2. Tough to say, but no reason to believe it would be less than Nashville or Columbus
3. Again tough to say, but no less than Nashville
4. A little bit more than any of those five cities, because Vegas is the biggest. AND WAY MORE than Cleveland, Indy and Nashville because it will be the FIRST BIG LEAGUE TEAM in Las Vegas. And while Columbus/San Jose are "alone" among big four teams, San Jose has seven other franchises in the area in MLB, NFL, NBA and MLS; Columbus has MLS and Ohio State football. (UNLV football is terrible, their basketball is very good).
5. Vegas & San Jose blow the others out of the water. Vegas because of tourism and San Jose because there’s an INSANE amount of people in the region around them compared to anyone else that size (SF/OAK, Fresno, Stockton/Modesto, Sacramento)

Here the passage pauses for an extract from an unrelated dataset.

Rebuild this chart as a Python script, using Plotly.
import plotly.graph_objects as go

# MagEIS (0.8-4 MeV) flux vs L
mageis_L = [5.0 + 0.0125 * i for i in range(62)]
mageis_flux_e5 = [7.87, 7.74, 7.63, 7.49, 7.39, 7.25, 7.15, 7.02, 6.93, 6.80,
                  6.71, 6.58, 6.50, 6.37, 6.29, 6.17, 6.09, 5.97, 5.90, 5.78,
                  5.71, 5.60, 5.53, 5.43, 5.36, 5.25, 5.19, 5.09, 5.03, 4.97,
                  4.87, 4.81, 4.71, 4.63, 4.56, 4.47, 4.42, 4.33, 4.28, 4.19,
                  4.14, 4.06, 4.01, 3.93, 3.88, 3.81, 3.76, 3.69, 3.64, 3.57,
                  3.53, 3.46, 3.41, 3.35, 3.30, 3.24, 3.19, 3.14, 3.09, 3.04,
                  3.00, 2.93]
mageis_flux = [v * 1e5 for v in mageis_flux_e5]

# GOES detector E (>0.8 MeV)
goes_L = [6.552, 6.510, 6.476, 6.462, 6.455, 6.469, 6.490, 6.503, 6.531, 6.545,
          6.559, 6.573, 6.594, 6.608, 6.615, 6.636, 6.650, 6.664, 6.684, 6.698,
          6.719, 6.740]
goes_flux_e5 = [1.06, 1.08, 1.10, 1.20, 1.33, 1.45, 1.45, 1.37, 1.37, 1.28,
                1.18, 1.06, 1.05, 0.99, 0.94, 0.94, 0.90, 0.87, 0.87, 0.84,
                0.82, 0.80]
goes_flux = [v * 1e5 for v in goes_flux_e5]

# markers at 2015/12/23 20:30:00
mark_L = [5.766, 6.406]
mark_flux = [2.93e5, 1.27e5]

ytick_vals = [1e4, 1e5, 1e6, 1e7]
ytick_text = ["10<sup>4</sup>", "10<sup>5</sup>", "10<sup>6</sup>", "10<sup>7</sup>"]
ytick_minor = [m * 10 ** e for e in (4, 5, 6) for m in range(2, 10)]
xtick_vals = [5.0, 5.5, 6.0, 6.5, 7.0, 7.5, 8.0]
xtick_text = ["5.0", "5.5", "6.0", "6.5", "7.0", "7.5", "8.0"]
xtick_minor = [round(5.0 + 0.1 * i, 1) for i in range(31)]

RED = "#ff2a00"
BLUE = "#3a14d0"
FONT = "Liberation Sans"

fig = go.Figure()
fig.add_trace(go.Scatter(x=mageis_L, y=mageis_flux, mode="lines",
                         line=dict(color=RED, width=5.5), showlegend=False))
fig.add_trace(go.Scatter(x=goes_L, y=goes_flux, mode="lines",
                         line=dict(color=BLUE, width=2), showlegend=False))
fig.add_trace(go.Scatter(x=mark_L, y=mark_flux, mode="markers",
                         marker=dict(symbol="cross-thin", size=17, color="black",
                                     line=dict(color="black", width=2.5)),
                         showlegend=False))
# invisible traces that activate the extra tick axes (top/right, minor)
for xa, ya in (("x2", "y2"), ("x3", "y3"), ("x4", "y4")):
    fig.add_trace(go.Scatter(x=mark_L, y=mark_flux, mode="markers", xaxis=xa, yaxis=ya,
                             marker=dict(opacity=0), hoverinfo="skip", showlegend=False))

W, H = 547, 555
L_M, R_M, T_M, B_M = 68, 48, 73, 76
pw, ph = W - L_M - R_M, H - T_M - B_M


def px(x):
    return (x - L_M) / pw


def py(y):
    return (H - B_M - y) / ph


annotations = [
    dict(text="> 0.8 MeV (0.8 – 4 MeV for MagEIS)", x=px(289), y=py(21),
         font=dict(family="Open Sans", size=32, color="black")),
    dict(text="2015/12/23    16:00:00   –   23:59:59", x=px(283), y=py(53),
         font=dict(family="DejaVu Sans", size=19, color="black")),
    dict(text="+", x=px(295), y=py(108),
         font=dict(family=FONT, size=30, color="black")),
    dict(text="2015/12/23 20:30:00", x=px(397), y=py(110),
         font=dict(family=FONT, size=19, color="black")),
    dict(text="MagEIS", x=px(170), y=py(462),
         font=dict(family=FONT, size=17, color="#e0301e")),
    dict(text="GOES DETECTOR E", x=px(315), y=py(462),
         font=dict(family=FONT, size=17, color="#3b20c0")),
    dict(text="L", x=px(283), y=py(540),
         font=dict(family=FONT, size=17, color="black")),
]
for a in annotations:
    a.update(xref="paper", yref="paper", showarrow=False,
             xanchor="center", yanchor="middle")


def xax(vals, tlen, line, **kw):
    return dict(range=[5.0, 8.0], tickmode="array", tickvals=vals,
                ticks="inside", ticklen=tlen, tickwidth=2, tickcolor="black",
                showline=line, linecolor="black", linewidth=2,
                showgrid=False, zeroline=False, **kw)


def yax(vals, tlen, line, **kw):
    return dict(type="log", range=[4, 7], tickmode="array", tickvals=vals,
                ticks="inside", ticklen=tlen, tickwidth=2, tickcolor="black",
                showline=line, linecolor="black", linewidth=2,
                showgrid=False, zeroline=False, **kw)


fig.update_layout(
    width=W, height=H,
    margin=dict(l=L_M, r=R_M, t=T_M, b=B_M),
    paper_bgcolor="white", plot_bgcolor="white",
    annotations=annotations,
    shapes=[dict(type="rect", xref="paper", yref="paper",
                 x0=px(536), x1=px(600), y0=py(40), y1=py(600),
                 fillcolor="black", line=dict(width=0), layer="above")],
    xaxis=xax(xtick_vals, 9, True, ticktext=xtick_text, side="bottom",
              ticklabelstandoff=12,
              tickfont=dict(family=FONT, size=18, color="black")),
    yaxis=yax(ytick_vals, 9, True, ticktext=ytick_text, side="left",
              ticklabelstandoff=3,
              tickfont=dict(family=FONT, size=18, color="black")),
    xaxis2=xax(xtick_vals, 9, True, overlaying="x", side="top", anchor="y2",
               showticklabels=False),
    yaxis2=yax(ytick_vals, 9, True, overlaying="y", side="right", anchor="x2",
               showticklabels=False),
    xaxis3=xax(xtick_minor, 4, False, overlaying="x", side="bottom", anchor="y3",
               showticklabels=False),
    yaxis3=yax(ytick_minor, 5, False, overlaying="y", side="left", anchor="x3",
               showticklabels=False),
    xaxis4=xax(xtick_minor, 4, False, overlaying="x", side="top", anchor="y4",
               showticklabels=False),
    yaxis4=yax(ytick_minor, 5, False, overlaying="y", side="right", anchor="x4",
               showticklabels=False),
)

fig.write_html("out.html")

6. Vegas blows everyone else out of the water.
7. Vegas can also have people who get comped tickets as part of a casino tie-in, where Vegas can make a little bit of scratch on otherwise unwanted tickets (if necessary).
And of course, it’s a safe bet that Vegas is going to promote better than anyone because that’s what Vegas does.
But no one said Nashville, Cleveland, Indianapolis, San Jose or Columbus couldn’t survive because the tourists will only care about Country Music, the Rock N Roll Hall of Fame, IndyCar racing, Computer Chips or Insurance.